● Request:
Could you transcribe every record below exactly as written, leaving out any pictures?

● Task material:
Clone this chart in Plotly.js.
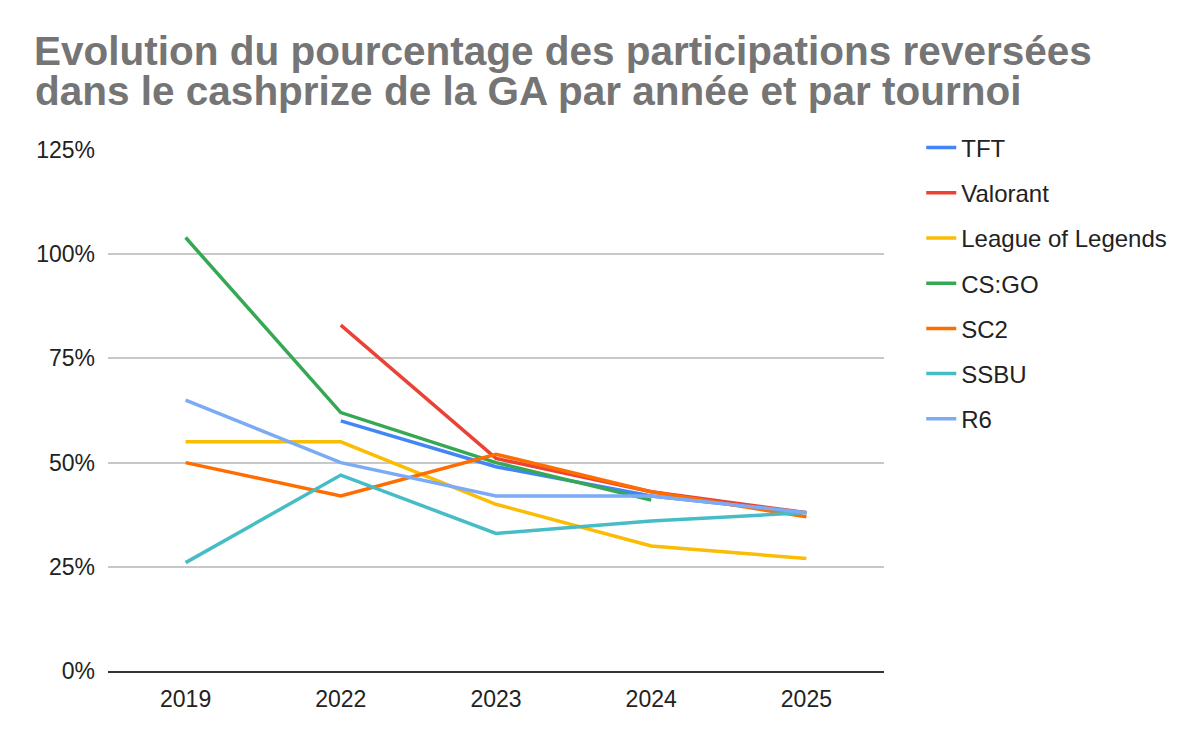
<!DOCTYPE html>
<html>
<head>
<meta charset="utf-8">
<script src="https://cdn.plot.ly/plotly-3.0.1.min.js"></script>
<style>
  html, body { margin: 0; padding: 0; background: #fff; }
  #plot { width: 1200px; height: 734px; }
</style>
</head>
<body>
<div id="plot"></div>
<script>
// Years on the x axis
const years = ["2019", "2022", "2023", "2024", "2025"]

// Percentage of entry fees paid back into the cashprize, per tournament (null = no tournament)
const tft      = [null, 60, 49, 42, 38]
const valorant = [null, 83, 51, 43, 38]
const lol      = [55, 55, 40, 30, 27]
const csgo     = [104, 62, 50, 41, null]
const sc2      = [50, 42, 52, 43, 37]
const ssbu     = [26, 47, 33, 36, 38]
const r6       = [65, 50, 42, 42, 38]

const names  = ["TFT", "Valorant", "League of Legends", "CS:GO", "SC2", "SSBU", "R6"]
const series = [tft, valorant, lol, csgo, sc2, ssbu, r6]
const colors = ["#4285F4", "#EA4335", "#FBBC04", "#34A853", "#FF6D01", "#46BDC6", "#7BAAF7"]

const y_ticks = [0, 25, 50, 75, 100, 125]
const y_tick_labels = ["0%", "25%", "50%", "75%", "100%", "125%"]

const font_family = "Arial, 'Liberation Sans', sans-serif"

let data = []
for (let i = 0; i < series.length; i++) {
    data.push({
        type: "scatter", mode: "lines",
        x: years, y: series[i], name: names[i],
        legendgroup: names[i],
        connectgaps: false,
        line: { color: colors[i], width: 3.5 },
        hoverinfo: "skip"
    })
}

const layout = {
    width: 1200, height: 734,
    paper_bgcolor: "#ffffff", plot_bgcolor: "#ffffff",
    margin: { l: 108, r: 316, t: 150, b: 63 },
    font: { family: font_family, color: "#222222", size: 23 },
    title: {
        text: "Evolution du pourcentage des participations reversées",
        font: { family: font_family, size: 40.5, color: "#757575", weight: "bold" },
        xref: "container", x: 34 / 1200, xanchor: "left",
        yref: "container", y: 1 - 51 / 734, yanchor: "middle"
    },
    annotations: [{
        // second title line, tighter line spacing than plotly's <br>
        text: "dans le cashprize de la GA par année et par tournoi",
        font: { family: font_family, size: 40.5, color: "#757575", weight: "bold" },
        showarrow: false,
        xref: "paper", x: (33 - 108) / 776, xanchor: "left",
        yref: "paper", y: (671 - 91) / 521, yanchor: "middle"
    }],
    xaxis: {
        type: "category",
        range: [-0.5, 4.5],
        showgrid: false, zeroline: false,
        showline: true, linecolor: "#333333", linewidth: 2,
        ticks: "", ticklabelstandoff: 6,
        tickfont: { size: 23, color: "#222222" },
        fixedrange: true
    },
    yaxis: {
        range: [0, 125],
        tickmode: "array",
        tickvals: y_ticks,
        ticktext: y_tick_labels,
        showgrid: true, gridcolor: "#c8c8c8", gridwidth: 2,
        zeroline: false, showline: false,
        ticks: "", ticklabelstandoff: 12,
        tickfont: { size: 23, color: "#222222" },
        fixedrange: true
    },
    showlegend: true,
    legend: {
        x: 1.048, xanchor: "left",
        y: 1.047, yanchor: "top",
        font: { size: 24, color: "#222222" },
        tracegroupgap: 11,
        bgcolor: "rgba(0,0,0,0)"
    }
}

Plotly.newPlot("plot", data, layout, { displayModeBar: false, staticPlot: true })
</script>
</body>
</html>
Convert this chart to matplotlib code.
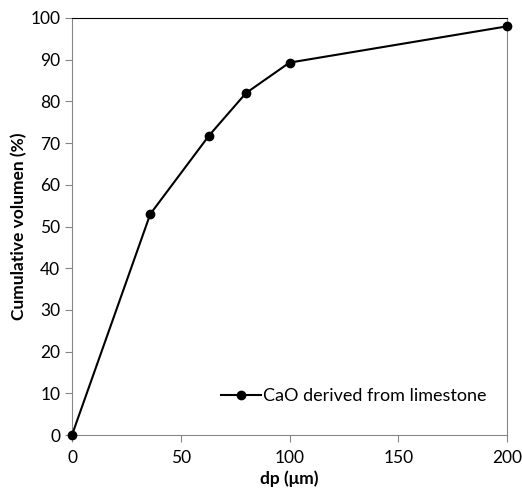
import matplotlib
matplotlib.use("Agg")
import matplotlib.pyplot as plt

plt.rcParams["font.family"] = ["Lato", "DejaVu Sans"]

dp = [0, 36, 63, 80, 100, 200]
cum_vol = [0, 53, 71.8, 82, 89.3, 98]

fig = plt.figure(figsize=(5.22, 4.93), dpi=100)
ax = fig.add_axes([72 / 522, 58 / 493, 435 / 522, 417 / 493])

ax.plot(dp, cum_vol, "k-", marker="o", markersize=6, linewidth=1.5,
        label="CaO derived from limestone", clip_on=False, zorder=5)

ax.set_xlim(0, 200)
ax.set_ylim(0, 100)
ax.set_xticks([0, 50, 100, 150, 200])
ax.set_yticks(range(0, 101, 10))

for s in ["left", "bottom", "right"]:
    ax.spines[s].set_color("#868686")
ax.spines["top"].set_color("black")
ax.tick_params(direction="out", length=5, color="#868686", labelsize=12.5)
ax.tick_params(axis="x", pad=6)

ax.set_xlabel("dp (\u03bcm)", fontsize=12.5, fontweight="bold", labelpad=3)
ax.set_ylabel("Cumulative volumen (%)", fontsize=12.5, fontweight="bold", labelpad=2)

ax.legend(loc="lower right", bbox_to_anchor=(0.99, 0.035), frameon=False,
          fontsize=13, handlelength=2.2, handletextpad=0.1)

fig.savefig("out.png", dpi=100)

● Completed task:
Clone this chart in Plotly.js.
<!DOCTYPE html>
<html>
<head>
<meta charset="utf-8">
<script src="https://cdn.plot.ly/plotly-3.0.1.min.js"></script>
<style>
  html, body { margin: 0; padding: 0; background: #fff; }
  #plot { width: 1200px; height: 734px; }
</style>
</head>
<body>
<div id="plot"></div>
<script>
// Years on the x axis
const years = ["2019", "2022", "2023", "2024", "2025"]

// Percentage of entry fees paid back into the cashprize, per tournament (null = no tournament)
const tft      = [null, 60, 49, 42, 38]
const valorant = [null, 83, 51, 43, 38]
const lol      = [55, 55, 40, 30, 27]
const csgo     = [104, 62, 50, 41, null]
const sc2      = [50, 42, 52, 43, 37]
const ssbu     = [26, 47, 33, 36, 38]
const r6       = [65, 50, 42, 42, 38]

const names  = ["TFT", "Valorant", "League of Legends", "CS:GO", "SC2", "SSBU", "R6"]
const series = [tft, valorant, lol, csgo, sc2, ssbu, r6]
const colors = ["#4285F4", "#EA4335", "#FBBC04", "#34A853", "#FF6D01", "#46BDC6", "#7BAAF7"]

const y_ticks = [0, 25, 50, 75, 100, 125]
const y_tick_labels = ["0%", "25%", "50%", "75%", "100%", "125%"]

const font_family = "Arial, 'Liberation Sans', sans-serif"

let data = []
for (let i = 0; i < series.length; i++) {
    data.push({
        type: "scatter", mode: "lines",
        x: years, y: series[i], name: names[i],
        legendgroup: names[i],
        connectgaps: false,
        line: { color: colors[i], width: 3.5 },
        hoverinfo: "skip"
    })
}

const layout = {
    width: 1200, height: 734,
    paper_bgcolor: "#ffffff", plot_bgcolor: "#ffffff",
    margin: { l: 108, r: 316, t: 150, b: 63 },
    font: { family: font_family, color: "#222222", size: 23 },
    title: {
        text: "Evolution du pourcentage des participations reversées",
        font: { family: font_family, size: 40.5, color: "#757575", weight: "bold" },
        xref: "container", x: 34 / 1200, xanchor: "left",
        yref: "container", y: 1 - 51 / 734, yanchor: "middle"
    },
    annotations: [{
        // second title line, tighter line spacing than plotly's <br>
        text: "dans le cashprize de la GA par année et par tournoi",
        font: { family: font_family, size: 40.5, color: "#757575", weight: "bold" },
        showarrow: false,
        xref: "paper", x: (33 - 108) / 776, xanchor: "left",
        yref: "paper", y: (671 - 91) / 521, yanchor: "middle"
    }],
    xaxis: {
        type: "category",
        range: [-0.5, 4.5],
        showgrid: false, zeroline: false,
        showline: true, linecolor: "#333333", linewidth: 2,
        ticks: "", ticklabelstandoff: 6,
        tickfont: { size: 23, color: "#222222" },
        fixedrange: true
    },
    yaxis: {
        range: [0, 125],
        tickmode: "array",
        tickvals: y_ticks,
        ticktext: y_tick_labels,
        showgrid: true, gridcolor: "#c8c8c8", gridwidth: 2,
        zeroline: false, showline: false,
        ticks: "", ticklabelstandoff: 12,
        tickfont: { size: 23, color: "#222222" },
        fixedrange: true
    },
    showlegend: true,
    legend: {
        x: 1.048, xanchor: "left",
        y: 1.047, yanchor: "top",
        font: { size: 24, color: "#222222" },
        tracegroupgap: 11,
        bgcolor: "rgba(0,0,0,0)"
    }
}

Plotly.newPlot("plot", data, layout, { displayModeBar: false, staticPlot: true })
</script>
</body>
</html>
Convert this chart to matplotlib code.
import matplotlib
matplotlib.use("Agg")
import matplotlib.pyplot as plt

plt.rcParams["font.family"] = ["Lato", "DejaVu Sans"]

dp = [0, 36, 63, 80, 100, 200]
cum_vol = [0, 53, 71.8, 82, 89.3, 98]

fig = plt.figure(figsize=(5.22, 4.93), dpi=100)
ax = fig.add_axes([72 / 522, 58 / 493, 435 / 522, 417 / 493])

ax.plot(dp, cum_vol, "k-", marker="o", markersize=6, linewidth=1.5,
        label="CaO derived from limestone", clip_on=False, zorder=5)

ax.set_xlim(0, 200)
ax.set_ylim(0, 100)
ax.set_xticks([0, 50, 100, 150, 200])
ax.set_yticks(range(0, 101, 10))

for s in ["left", "bottom", "right"]:
    ax.spines[s].set_color("#868686")
ax.spines["top"].set_color("black")
ax.tick_params(direction="out", length=5, color="#868686", labelsize=12.5)
ax.tick_params(axis="x", pad=6)

ax.set_xlabel("dp (\u03bcm)", fontsize=12.5, fontweight="bold", labelpad=3)
ax.set_ylabel("Cumulative volumen (%)", fontsize=12.5, fontweight="bold", labelpad=2)

ax.legend(loc="lower right", bbox_to_anchor=(0.99, 0.035), frameon=False,
          fontsize=13, handlelength=2.2, handletextpad=0.1)

fig.savefig("out.png", dpi=100)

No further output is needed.